Minesweeper probability
I ran into the situation pictured in the minesweeper game below. Note that the picture is only a small section of the entire board.
Note: The bottom right $1$ is the bottom right corner tile of the board and all other tiles have been marked/deemed safe.
What we know:
- There are exactly $2$ bombs left on the board
- Bombs can't be: (A & B) || (A & C) || (B & D) || (C & D)
- Bombs can be: (A & D) || (B & C)
Can anyone prove if there is a square that is more likely to be safe/unsafe or is every square equally likely to be safe/unsafe?
You've correctly inferred that there are only two possibilities:
- The two bombs are at $A$ and $D$.
- The two bombs are at $B$ and $C$.
Common sense now dictates that these two options are equally likely. The only way to prove that the two options are equally likely requires knowledge of how the minesweeper board was generated. It would be in the spirit of minesweeper if information about the positions of the bombs could only be inferred from the board itself, and not from the underlying code generating the boards. So if the minesweeper game was 'properly' coded then yes, both option are equally likely. But unless you can give us the code of the specific minesweeper game you're playing, there is no way to prove such a claim.
You know
- exactly one of A and C is a bomb
- exactly one of B and D is a bomb
- exactly one of A and B is a bomb
So, as you say, there are two possibilities
- A and D are bombs while B and C are not
- B and C are bombs while A and D are not
As far as I can tell, these have the same likelihood
Here's a mathematically rigorous proof of the statement:
Let's assume the board consists of $n$ fields of which $k$ are mines and the field is created by randomly choosing $k$ numbers from $1$ to $n$ without repetitions. This is a reasonable assumption, since the Fisher-Yates-Shuffles would yield an effective and easy way to create a random field and every field would be possible and equally likely.
We introduce the random variables A, B, C, D that are $1$ if the corresponding field has a mine and $0$ else.

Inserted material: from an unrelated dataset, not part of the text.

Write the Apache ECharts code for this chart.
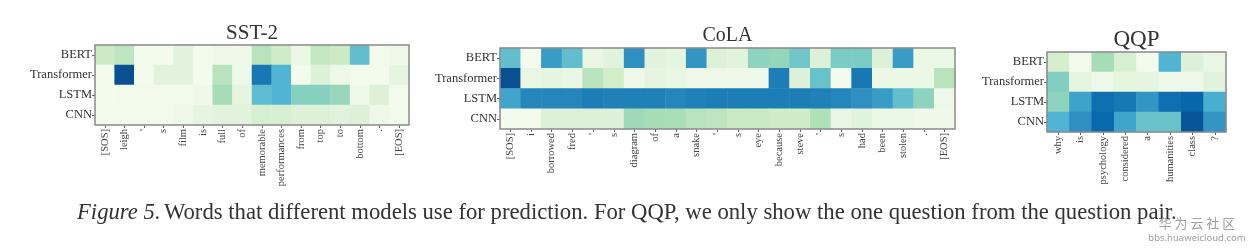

We can infer the following information from the positions of flags and numbers: $$A + B = A + C = B + D = 1$$
What you now want to calculate is a conditional probability: $$\begin{align*}&P(A = 1 | A + B = A + C = B + D = 1) = \frac{P(A = 1, A + B = A + C = B + D = 1)}{P(A + B = A + C = B + D = 1)} \\ &= \frac{P(A = D = 1, C = B = 0)}{P(A + B = A + C = B + D = 1)} \\ &= \frac{P(A = D = 1, C = B = 0)}{P((A = D = 1, C = B = 0) \vee (A = D = 0, C = B = 1))}\end{align*}$$
Now the two events $\{A = D = 1, C = B = 0\}$ and $\{A = D = 0, C = B = 1\}$ are disjoint, so the probability of their union is the sum of their probabilities. It is easy to see that they both have the same probability, namely ${n - 4\choose k - 2}\cdot {n \choose k}^{-1}$. Since the Event in the numerator also holds with the same probability, this yields $$P(A = 1 | A + B = A + C = B + D = 1) = \frac{1}{2}.$$
So it's a 50:50 change whether the bombs are on $A$ and $D$ or on $B$ and $C$.